Whether it’s a small (yet so big) job like packing up, or a more challenging feat like resolving a conflict, we teach, prompt, provide tools, and prompt some more to nudge our youngest learners toward independence. In the final months of the school year, it’s difficult to not be in awe of what our once very needy writers can do. A glimpse into writing workshop will show kids navigating paper choices, referencing charts, tracking goals, persisting through tricky words, as they write, write, write.
Yes, there is so much independence to be celebrated at this time of year, as we get ready to send writers off into the world.
Perhaps the most important independence of all, though, — the kind of independence that transforms a kid who writes into a kid who is a writer — is the innate ability to see possibilities for writing everywhere, then to make decisions for how to bring the possibilities to life.
When something big happens in their lives, do kids make the memory last forever by recording a narrative? When kids learn how to make something new, do they think, Someone else would want to know how to do this, and craft a how-to book? Hoping to convince a community member, do kids rely on persuasive writing as a tool for making a change? Can kids think flexibly about a topic they want to write about, considering its power if written in different genres?
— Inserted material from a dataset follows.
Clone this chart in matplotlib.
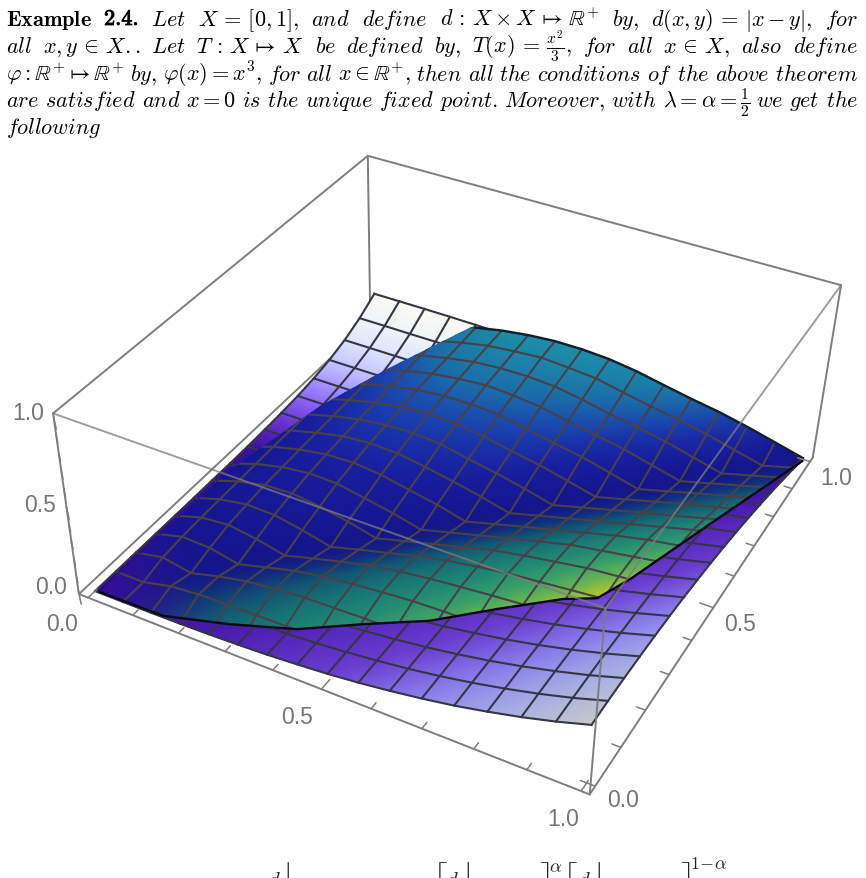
#!/usr/bin/env python3
import numpy as np
import matplotlib
matplotlib.use('Agg')
import matplotlib.pyplot as plt
from matplotlib.colors import to_rgb
from matplotlib.patheffects import withStroke
from matplotlib.path import Path

plt.rcParams['mathtext.fontset'] = 'cm'

# heights in thousandths, one row per y mesh line
upper_rows = [
    [0, 0, 0, 0, 0, 0, 0, 0, 0, 0, 0, 0, 0, 0, 0, 0, 0],
    [0, 0, 39, 55, 60, 62, 64, 65, 67, 68, 68, 68, 68, 68, 68, 68, 68],
    [0, 32, 1, 44, 78, 97, 111, 115, 120, 122, 124, 125, 127, 129, 131, 132, 134],
    [0, 43, 37, 2, 45, 88, 117, 137, 153, 166, 171, 175, 180, 182, 184, 185, 187],
    [0, 48, 64, 39, 2, 46, 89, 129, 156, 178, 194, 209, 222, 226, 231, 235, 240],
    [0, 50, 77, 73, 42, 2, 47, 89, 133, 168, 195, 219, 234, 250, 265, 277, 282],
    [0, 52, 87, 95, 75, 44, 3, 47, 90, 133, 177, 207, 234, 260, 275, 290, 306],
    [0, 54, 91, 111, 106, 76, 45, 4, 48, 91, 134, 177, 219, 246, 273, 300, 316],
    [0, 57, 95, 121, 127, 111, 78, 46, 4, 48, 92, 134, 178, 221, 258, 285, 312],
    [0, 57, 97, 130, 144, 138, 112, 81, 46, 5, 49, 92, 135, 178, 222, 265, 297],
    [0, 57, 100, 134, 154, 159, 147, 113, 83, 47, 5, 49, 93, 136, 178, 222, 266],
    [0, 57, 102, 138, 165, 177, 170, 148, 115, 86, 47, 6, 50, 94, 137, 179, 222],
    [0, 57, 104, 143, 174, 188, 191, 181, 149, 117, 89, 48, 6, 50, 95, 137, 180],
    [0, 57, 106, 145, 178, 198, 211, 202, 184, 150, 120, 90, 48, 7, 51, 95, 138],
    [0, 57, 109, 147, 182, 209, 221, 223, 213, 185, 151, 122, 91, 49, 7, 51, 95],
    [0, 57, 111, 149, 186, 217, 232, 244, 233, 220, 186, 154, 125, 91, 49, 8, 52],
    [0, 57, 113, 152, 190, 221, 242, 254, 254, 244, 221, 188, 156, 128, 92, 50, 8],
]
lower_rows = [
    [0, 0, 1, 3, 7, 13, 21, 33, 47, 66, 89, 116, 147, 185, 227, 275, 330],
    [0, 0, 1, 3, 7, 13, 21, 32, 47, 66, 88, 115, 147, 184, 226, 274, 329],
    [0, 0, 0, 3, 7, 13, 21, 32, 47, 65, 87, 114, 145, 182, 224, 271, 325],
    [0, 0, 0, 0, 7, 12, 20, 31, 46, 64, 85, 112, 142, 178, 219, 266, 318],
    [0, 0, 0, 0, 0, 12, 20, 31, 44, 62, 83, 108, 138, 173, 213, 258, 309],
    [0, 0, 0, 0, 0, 0, 19, 29, 43, 59, 80, 104, 133, 166, 205, 249, 298],
    [1, 1, 1, 1, 1, 1, 1, 28, 41, 57, 76, 99, 127, 159, 195, 237, 284],
    [1, 1, 1, 1, 1, 1, 1, 1, 38, 53, 72, 93, 119, 149, 184, 223, 267],
    [3, 3, 3, 3, 3, 3, 3, 3, 3, 49, 66, 87, 111, 138, 170, 207, 248],
    [7, 7, 7, 7, 7, 6, 6, 6, 6, 5, 61, 79, 101, 126, 155, 188, 226],
    [13, 13, 12, 12, 12, 12, 12, 11, 11, 10, 9, 70, 90, 112, 138, 168, 201],
    [22, 22, 22, 22, 22, 21, 21, 20, 19, 18, 17, 15, 78, 97, 120, 145, 174],
    [37, 37, 37, 37, 37, 36, 35, 34, 33, 31, 28, 25, 22, 81, 99, 121, 144],
    [60, 60, 60, 60, 59, 59, 57, 55, 53, 50, 46, 41, 35, 28, 77, 94, 112],
    [94, 94, 94, 94, 93, 91, 89, 86, 82, 77, 71, 64, 54, 44, 31, 65, 77],
    [143, 143, 142, 142, 140, 138, 135, 131, 125, 117, 108, 96, 82, 66, 47, 25, 40],
    [210, 210, 210, 209, 207, 204, 199, 192, 184, 173, 159, 142, 121, 97, 69, 37, 0],
]

# where the two surfaces cross: low side from the origin, then the far side
crease_low = [[.029, .022, 0], [.165, .022, .005], [.281, .057, .012], [.393, .097, .025],
              [.492, .153, .05], [.595, .204, .08], [.692, .266, .13], [.793, .315, .2],
              [.85, .328, .24], [.872, .417, .2], [.92, .681, .09], [.986, .979, 0]]
crease_far = [[.265, 1.011, .19], [.243, .983, .17], [.192, .905, .12], [.143, .828, .07],
              [.077, .676, .02], [.03, .417, 0]]

tick_labels = ['0.0', '0.5', '1.0']
tick_values = [0, .5, 1]

# camera: unit box corners as they land on the page
box_xyz = np.array([[0, 0, 0], [1, 0, 0], [1, 1, 0], [0, 1, 0],
                    [0, 0, 1], [1, 0, 1], [1, 1, 1], [0, 1, 1]], float)
box_px = np.array([[80, 598], [592, 797], [808, 463], [372, 314],
                   [52, 415], [603, 603], [846, 285], [366, 162]], float)

# plot range sits a little inside the box
PAD0, PAD1 = .02, .985


def fit_camera(world, page):
    rows = []
    for (x, y, z), (u, v) in zip(world, page):
        rows.append([x, y, z, 1, 0, 0, 0, 0, -u*x, -u*y, -u*z, -u])
        rows.append([0, 0, 0, 0, x, y, z, 1, -v*x, -v*y, -v*z, -v])
    return np.linalg.svd(np.array(rows))[2][-1].reshape(3, 4)


cam = fit_camera(box_xyz, box_px)


def project(x, y, z):
    x, y, z = np.asarray(x, float), np.asarray(y, float), np.asarray(z, float)
    w = cam[2, 0]*x + cam[2, 1]*y + cam[2, 2]*z + cam[2, 3]
    u = (cam[0, 0]*x + cam[0, 1]*y + cam[0, 2]*z + cam[0, 3]) / w
    v = (cam[1, 0]*x + cam[1, 1]*y + cam[1, 2]*z + cam[1, 3]) / w
    return u, v


z_upper = np.array(upper_rows) / 1000
z_lower = np.array(lower_rows) / 1000
grid = np.linspace(0, 1, z_upper.shape[0])
X, Y = np.meshgrid(grid, grid)
BX, BY = PAD0 + (PAD1-PAD0)*X, PAD0 + (PAD1-PAD0)*Y
crease = np.array(crease_low)
crease_top = np.array(crease_far)


def ramp(s, stops, colors):
    rgb = np.array([to_rgb(c) for c in colors])
    return np.stack([np.interp(s, stops, rgb[:, i]) for i in range(3)], axis=-1)


def upper_colors():
    d = X - Y
    below = ramp(d, [0, .1, .2, .3, .42, .5, .56],
                 ['#14148c', '#12207f', '#105a70', '#187a78', '#2a9a70', '#70b850', '#c8d020'])
    s = (Y-X)*X**.8
    above = ramp(s, [0, .08, .14, .2, .28],
                 ['#14148c', '#181ea0', '#1a40b0', '#1a70a8', '#1c90a8'])
    out = np.where((d > 0)[..., None], below, above)
    # the low corner fades to violet
    fade = np.clip(1-(X+Y)/.25, 0, 1)[..., None]
    return out*(1-fade) + np.array(to_rgb('#3a109a'))*fade


def lower_colors():
    d = X - Y
    right = ramp(d, [0, .25, .5, .7, .85, 1],
                 ['#2a0a90', '#4a1cb0', '#6a3cd0', '#8f88ee', '#a8b4e2', '#c8c8c8'])
    left = ramp(Y, [0, .5, .6, .7, .8, .9, 1],
                ['#2a0a90', '#3a10a0', '#6a30d0', '#9070ff', '#c0c0ff', '#e6f2ff', '#fbfbf2'])
    return np.where((d > 0)[..., None], right, left)


def draw_mesh(ax, z, color, lw, clip=None, zorder=3):
    u, v = project(BX, BY, z)
    lines = []
    for i in range(len(grid)):
        lines += ax.plot(u[i], v[i], color=color, lw=lw, zorder=zorder)
        lines += ax.plot(u[:, i], v[:, i], color=color, lw=lw, zorder=zorder)
    if clip is not None:
        for line in lines:
            line.set_clip_path(clip, ax.transData)


def edge(ax, a, b, **kw):
    u, v = project(*zip(a, b))
    ax.plot(u, v, **{'color': '#7d7d7d', 'lw': 1.4, 'solid_capstyle': 'round', **kw})


def ticks(ax, start, stop, toward):
    start, stop, toward = map(np.array, (start, stop, toward))
    for k in range(11):
        p = start + (stop-start)*(PAD0 + (PAD1-PAD0)*k/10)
        size = .026 if k % 5 == 0 else .016
        edge(ax, p, p+toward*size, zorder=6, lw=1.1)


fig = plt.figure(figsize=(8.66, 8.79), dpi=100)
ax = fig.add_axes([0, 0, 1, 1])
ax.set_xlim(0, 866)
ax.set_ylim(879, 0)
ax.axis('off')

# box edges behind the surfaces
edge(ax, (0, 0, 1), (0, 1, 1), zorder=1)
edge(ax, (0, 1, 1), (1, 1, 1), zorder=1)
edge(ax, (0, 1, 1), (0, 1, 0), zorder=1)
edge(ax, (0, 0, 0), (0, 1, 0), zorder=1)

u, v = project(BX, BY, z_lower)
ax.pcolormesh(u, v, lower_colors(), shading='gouraud', zorder=2)
draw_mesh(ax, z_lower, '#353545', 1.5)

# upper surface shows only inside its crease with the lower one
u, v = project(BX, BY, z_upper)
cu, cv = project(*crease.T)
tu, tv = project(*crease_top.T)
first = np.searchsorted(grid, .25)
outline = np.vstack([np.c_[cu, cv], np.c_[u[-1, first:][::-1], v[-1, first:][::-1]],
                     np.c_[tu, tv], [[cu[0], cv[0]]]])
clip = Path(outline)
mesh = ax.pcolormesh(u, v, upper_colors(), shading='gouraud', zorder=4)
mesh.set_clip_path(clip, ax.transData)
draw_mesh(ax, z_upper, '#4a4048', 1.5, clip=clip, zorder=5)
ax.plot(cu, cv, color='#0a0a14', lw=1.7, zorder=5)
ax.plot(u[-1, first:], v[-1, first:], color='#10202c', lw=1.7, zorder=5)

# box edges in front
edge(ax, (0, 0, 1), (1, 0, 1), zorder=6, alpha=.75)
edge(ax, (1, 0, 1), (1, 1, 1), zorder=6, alpha=.75)
edge(ax, (1, 0, 1), (1, 0, 0), zorder=6)
edge(ax, (1, 1, 1), (1, 1, 0), zorder=6)
edge(ax, (0, 0, 0), (1, 0, 0), zorder=6)
edge(ax, (1, 0, 0), (1, 1, 0), zorder=6)
edge(ax, (0, 0, 0), (0, 0, 1), zorder=6)
ticks(ax, (0, 0, 0), (1, 0, 0), (0, 1, 0))
ticks(ax, (1, 0, 0), (1, 1, 0), (-1, 0, 0))
ticks(ax, (0, 0, 0), (0, 0, 1), (1, -1, 0))

label_style = dict(family='Liberation Sans', fontsize=16.5, color='#757575',
                   ha='center', va='center')
for lab, t, off in zip(tick_labels, tick_values, [(-17, 29), (-23, 28), (-27, 24)]):
    pu, pv = project(t, 0, 0)
    ax.text(pu+off[0], pv+off[1], lab, **label_style)
for lab, t, off in zip(tick_labels, tick_values, [(33, 5), (27, 15), (23, 20)]):
    pu, pv = project(1, t, 0)
    ax.text(pu+off[0], pv+off[1], lab, **label_style)
for lab, t, off in zip(tick_labels, tick_values, [(-28, -8), (-26, -3), (-25, -1)]):
    pu, pv = project(0, 0, t)
    ax.text(pu+off[0], pv+off[1], lab, **label_style)

# justified paragraph, one fragment per word
text_lines = [
    [r'$\mathbf{Example}$', r'$\mathbf{2.4.}$', r'$\mathit{Let}$', r'$X\,=\,[0,1],$', r'$\mathit{and}$',
     r'$\mathit{define}$', r'$d\,:\,X\times X\,\mapsto\,\mathbb{R}^{+}$', r'$\mathit{by},$',
     r'$d(x,y)\,=\,|x-y|,$', r'$\mathit{for}$'],
    [r'$\mathit{all}$', r'$x,y\,\in\,X..$', r'$\mathit{Let}$', r'$T\,:\,X\,\mapsto\,X$',
     r'$\mathit{be}$', r'$\mathit{defined}$', r'$\mathit{by},$',
     r'$T(x)\,=\,\frac{x^2}{3},$', r'$\mathit{for}$', r'$\mathit{all}$',
     r'$x\,\in\,X,$', r'$\mathit{also}$', r'$\mathit{define}$'],
    [r'$\varphi:\mathbb{R}^{+}\mapsto\mathbb{R}^{+}$', r'$\mathit{by},$',
     r'$\varphi(x)=x^3,$', r'$\mathit{for}$', r'$\mathit{all}$', r'$x\in\mathbb{R}^{+},$',
     r'$\mathit{then}$', r'$\mathit{all}$', r'$\mathit{the}$', r'$\mathit{conditions}$',
     r'$\mathit{of}$', r'$\mathit{the}$', r'$\mathit{above}$', r'$\mathit{theorem}$'],
    [r'$\mathit{are}$', r'$\mathit{satisfied}$', r'$\mathit{and}$', r'$x=0$', r'$\mathit{is}$',
     r'$\mathit{the}$', r'$\mathit{unique}$', r'$\mathit{fixed}$', r'$\mathit{point.}$',
     r'$\mathit{Moreover},$', r'$\mathit{with}$', r'$\lambda=\alpha=\frac{1}{2}$',
     r'$\mathit{we}$', r'$\mathit{get}$', r'$\mathit{the}$'],
    [r'$\mathit{following}$'],
]
line_y = [26, 53, 81, 107, 134]
renderer = fig.canvas.get_renderer()
for words, base in zip(text_lines, line_y):
    items = [ax.text(0, base, w, fontsize=16, color='black', va='baseline') for w in words]
    widths = [t.get_window_extent(renderer).width for t in items]
    gap = (852-sum(widths))/(len(items)-1) if len(items) > 1 else 0
    pos = 6
    for t, w in zip(items, widths):
        t.set_x(pos)
        pos += w + gap
    if words[0].startswith(r'$\mathbf'):
        items[1].set_path_effects([withStroke(linewidth=.7, foreground='black')])

# top of the next display line, cut by the page edge
eq_parts = [(268, 870, r'$d$', 15), (283, 860, r'$|$', 22), (433, 860, r'$\lceil$', 22),
            (446, 870, r'$d$', 15), (463, 860, r'$|$', 22), (539, 860, r'$\rceil$', 22),
            (549, 858, r'$\alpha$', 13), (563, 860, r'$\lceil$', 22), (578, 870, r'$d$', 15),
            (594, 860, r'$|$', 22), (680, 860, r'$\rceil$', 22), (690, 855, r'$1\!-\!\alpha$', 13)]
for px, py, s, size in eq_parts:
    ax.text(px, py, s, fontsize=size, color='#222222', va='top', clip_on=True)

fig.savefig('out.png', dpi=100)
By now, kids have closely studied and can produce a variety of genres. But topic, in many cases of authentic writing, is chosen before genre. In fact, to a writer, choice of genre is as critical as choice of audience. So, writers need opportunities to choose all three: topics they are passionate about, genres they love, and a meaningful audience, and it is this time spent immersing in independent writing projects that we get to know writers best. Trusted with ownership of genre, kids make remarkable strides, are excited to write, and strengthen their identity as writers.